The area around the Temple has been undergoing some major renovations. The electrical lines are being dug up to repair the lights that line the pathway. It had resulted in what can most clearly be described as a moat around a part of the temple. The assertion that bears can swim made my suggestion of putting one of these moats around the garden rather superfluous. What about a moat filled with alligators? But I digress. Since this particular repair project has to do with electricity the lights that usually flood the pathway had been turned off, the breaker flipped, while this work was going on. Subsequent nights have included extra lighting being brought in for satsang goers to find their way in the dark, but the first night of the overturned earth brought me some confusion as I tried to turn the lights on while stumbling over mounds of earth – luckily at that time the moat hadn’t yet been completed.
I can’t help but think what this project could mean for me symbolically. The Temple of Divine Light, the place I go to worship, the place that taps me into the very same place within myself. What around my sacred core is being turned up, renovated in order to shine the Light even more brightly? There’s been a sort of unevenness within me; I can relate to these mounds of earth. I’ve been projecting all sorts of expectations I think others have of me outwards. Recently I realized just how much I want to do everything, help everywhere, serve anyone. I do this to the exhaustion and expense of myself. I’m learning through my karma yoga to not act solely on the basis of what I think others need from me, but to engage with the world under the new assumption that others expect me to put my own needs first. Somehow having this realization as I jump to pull out the step ladder at the mere mention of a light being out makes me understand this concept within myself way more than internal theorizing would. Oh Karma Yoga, you slay me. Of course I *can* change a lightbulb, I could also do a whole heck of a lot of other things. Right now my tasks don’t include changing light bulbs, they include other things that are sometimes more time-sensitive than replacing a single bulb in a room with three other bright lights.
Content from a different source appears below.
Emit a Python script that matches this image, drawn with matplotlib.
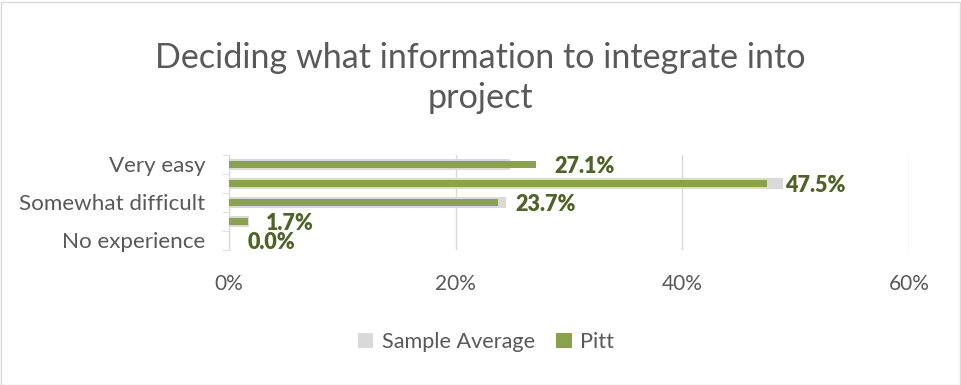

Yes, I recognize the irony of using an example of lighting in both the Temple work and my Karma Yoga. I swear I didn’t do it on purpose. Though that’s how this mystery of awareness seems to work: symbolism and metaphor intertwining and relating to one another in order for me to truly get the message. The message I’m getting is to prioritize my own work at a more elevated level than I’ve been giving it. At the Ashram we talk about doing what needs to be done. I’m realizing more and more that I have the internal authority to understand what it is that needs to be done. With shifts in the office personnel there is the unevenness I see mirrored back at me when I walk to the Temple. I’m settling into a new understanding of what evenness really means; finding it within myself and offering it back to me.
The work at the Temple is almost complete, the lines have been laid and the moat has been filled in. The Lights are just waiting to be ready to shine. I’m allowing the unevenness to gradually sink and settle into a manageable grade and know that rather than performing for the sake of someone else, the work I put in is truly my own effort; my own effort and all for the sake of the Divine.
One thought on “October Still”
When you light a lantern for others your own way is illuminated…
But I wanted to say– When you are true to yourself and develop yourself to become happy, others will be able to gain benefit from a stronger you. They will be empowered by your strength.